Surprisal

Surprisal is a method by which users may find surprising (go figure) data such as outliers, anomalies, and errors.

In information theory

In information theoretic terms, "surprisal" (also referred to as self-information, information content, and potentially other things) is simply the negative log likelihood.

\[ s(x) = -\log p(x) \ \]

\[ s(x|y) = -\log p(x|y) \]

In Lace

In the Lace Engine, you have the option to call engine.surprisal and the option the call -engine.logp. There are differences between these two calls:

engine.surprisal takes a column as the first argument and can take optional row indices and values. engine.surprisal computes the information theoretic surprisal of a value in a particular position in the Lace table. engine.surprisal considers only existing values, or hypothetical values at specific positions in the table.

-engine.logp considers hypothetical values only. We provide a set of inputs and conditions and as 'how surprised would we be if we saw this?'

As an example, we can ask lace for the top 10 most surprisingly fierce animals from the Animals dataset.
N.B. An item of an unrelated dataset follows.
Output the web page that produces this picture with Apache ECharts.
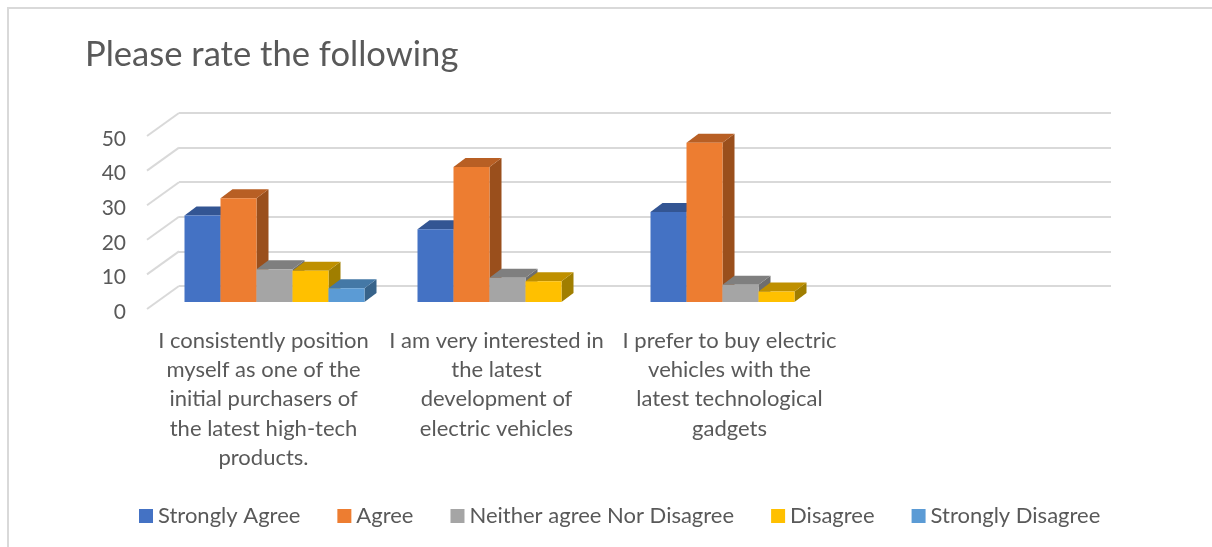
<!DOCTYPE html>
<html><head><meta charset="utf-8">
<style>html,body{margin:0;padding:0;background:#fff}#c{width:1212px;height:547px}</style>
<script src="https://cdn.jsdelivr.net/npm/echarts@6/dist/echarts.min.js"></script>
</head><body><div id="c"></div>
<script>
const titleText = 'Please rate the following';
const categories = [
  'I consistently position\nmyself as one of the\ninitial purchasers of\nthe latest high-tech\nproducts.',
  'I am very interested in\nthe latest\ndevelopment of\nelectric vehicles',
  'I prefer to buy electric\nvehicles with the\nlatest technological\ngadgets',
  ''
];
const seriesNames = ['Strongly Agree','Agree','Neither agree Nor Disagree','Disagree','Strongly Disagree'];
const stronglyAgree = [25, 21, 26, null];
const agree = [30, 39, 46, null];
const neither = [9.5, 7, 5, null];
const disagree = [9, 6, 3, null];
const stronglyDisagree = [4, null, null, null];
const yTicks = [0, 10, 20, 30, 40, 50];

const seriesValues = [stronglyAgree, agree, neither, disagree, stronglyDisagree];
const frontColors = ['#4472C4','#ED7D31','#A5A5A5','#FFC000','#5B9BD5'];
const topColors = ['#335593','#B85F24','#7F7F7F','#BF9000','#4478A6'];
const sideColors = ['#2A4A80','#9A4F1C','#6E6E6E','#A07E00','#37638A'];
const FONT = 'Lato';
const TXT = '#595959';
const GRIDC = '#D9D9D9';
const BAR_DX = 12, BAR_DY = 9, WALL_DX = 32, WALL_DY = 23;

function barRenderer(si) {
  return function (params, api) {
    const v = api.value(1);
    if (v == null || isNaN(v)) return;
    const top = api.coord([api.value(0), v]);
    const base = api.coord([api.value(0), 0]);
    const w = api.size([1, 0])[0] * 36 / 233;
    const x0 = top[0] - 2.5 * w + si * w, x1 = x0 + w, yt = top[1], yb = base[1];
    return { type: 'group', children: [
      { type: 'polygon', shape: { points: [[x1,yt],[x1+BAR_DX,yt-BAR_DY],[x1+BAR_DX,yb-BAR_DY],[x1,yb]] }, style: { fill: sideColors[si] } },
      { type: 'polygon', shape: { points: [[x0,yt],[x0+BAR_DX,yt-BAR_DY],[x1+BAR_DX,yt-BAR_DY],[x1,yt]] }, style: { fill: topColors[si] } },
      { type: 'rect', shape: { x: x0, y: yt, width: w, height: yb - yt }, style: { fill: frontColors[si] } }
    ]};
  };
}
function wallRenderer(params, api) {
  const p = api.coord([0, api.value(0)]);
  const left = params.coordSys.x;
  return { type: 'line', shape: { x1: left, y1: p[1], x2: left - WALL_DX, y2: p[1] + WALL_DY },
           style: { stroke: GRIDC, lineWidth: 2 } };
}
const chart = echarts.init(document.getElementById('c'), null, { renderer: 'canvas' });
chart.setOption({
  animation: false,
  backgroundColor: '#fff',
  title: { text: titleText, left: 80, top: 32, textStyle: { fontFamily: FONT, fontSize: 34.6, fontWeight: 'normal', color: TXT } },
  legend: {
    data: seriesNames, left: 134, top: 500, itemWidth: 14, itemHeight: 14, itemGap: 37, icon: 'rect',
    textStyle: { fontFamily: FONT, fontSize: 22, color: TXT }
  },
  grid: [
    { left: 179, top: 113, width: 932, height: 173 },  // back wall
    { left: 147, top: 139, width: 932, height: 173 },  // front edge: labels
    { left: 158, top: 129, width: 932, height: 173 }   // bar plane
  ],
  xAxis: [
    { gridIndex: 0, type: 'category', data: categories, show: false },
    { gridIndex: 1, type: 'category', data: categories,
      axisLine: { show: false }, axisTick: { show: false },
      axisLabel: { interval: 0, margin: 14, fontFamily: FONT, fontSize: 22, color: TXT, lineHeight: 29.3, align: 'center' } },
    { gridIndex: 2, type: 'category', data: categories, show: false }
  ],
  yAxis: [
    { gridIndex: 0, type: 'value', min: 0, max: 50, interval: 10,
      axisLine: { show: false }, axisTick: { show: false }, axisLabel: { show: false },
      splitLine: { show: true, lineStyle: { color: GRIDC, width: 2 } } },
    { gridIndex: 1, type: 'value', min: 0, max: 50, interval: 10,
      axisLine: { show: false }, axisTick: { show: false }, splitLine: { show: false },
      axisLabel: { margin: 21, fontFamily: FONT, fontSize: 21, color: TXT } },
    { gridIndex: 2, type: 'value', min: 0, max: 50, interval: 10, show: false, splitLine: { show: false } }
  ],
  graphic: [
    { type: 'polyline', silent: true, z: -1, shape: { points: [[8, 547],[8, 8],[1212, 8]] }, style: { stroke: GRIDC, lineWidth: 2, fill: null } }
  ],
  series: [
    { type: 'custom', name: 'walls', xAxisIndex: 0, yAxisIndex: 0, renderItem: wallRenderer, data: yTicks.map(v => [v]), encode: { y: 0 }, silent: true, legendHoverLink: false, tooltip: { show: false } },
    ...seriesNames.map((name, si) => ({
      type: 'custom', name, xAxisIndex: 2, yAxisIndex: 2, renderItem: barRenderer(si),
      itemStyle: { color: frontColors[si] },
      encode: { x: 0, y: 1 },
      data: seriesValues[si].map((v, i) => [i, v])
    }))
  ]
});
</script></body></html>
from lace.examples import Animals

animals = Animals()

animals.surprisal("fierce")\
    .sort("surprisal", descending=True)\
    .head(10)

Output:

# polars
shape: (10, 3)
┌──────────────┬────────┬───────────┐
│ index        ┆ fierce ┆ surprisal │
│ ---          ┆ ---    ┆ ---       │
│ str          ┆ u32    ┆ f64       │
╞══════════════╪════════╪═══════════╡
│ pig          ┆ 1      ┆ 1.565845  │
│ rhinoceros   ┆ 1      ┆ 1.094639  │
│ buffalo      ┆ 1      ┆ 1.094639  │
│ chihuahua    ┆ 1      ┆ 0.802085  │
│ ...          ┆ ...    ┆ ...       │
│ collie       ┆ 0      ┆ 0.594919  │
│ otter        ┆ 0      ┆ 0.386639  │
│ hippopotamus ┆ 0      ┆ 0.328759  │
│ persian+cat  ┆ 0      ┆ 0.322771  │
└──────────────┴────────┴───────────┘

Interpreting surprisal values

Surprisal is not normalized insofar as the likelihood is not normalized. For discrete distributions, surprisal will always be positive, but for tight continuous distributions that can have likelihoods greater than 1, surprisal can be negative. Interpreting the raw surprisal values is simply a matter of looking at which values are higher or lower and by how much.

Transformations may not be very useful. The surprised distribution is usually very far from capital 'N' Normal (Gaussian).

import plotly.express as px
from lace.examples import Satellites

engine = Satellites()

surp = engine.surprisal('Period_minutes')

# plotly support for polars isn't currently great
fig = px.histogram(surp.to_pandas(), x='surprisal')
fig.show()

Lots of skew in this distribution. The satellites example is especially nasty because there are a lot of extremes when we're talking about spacecraft.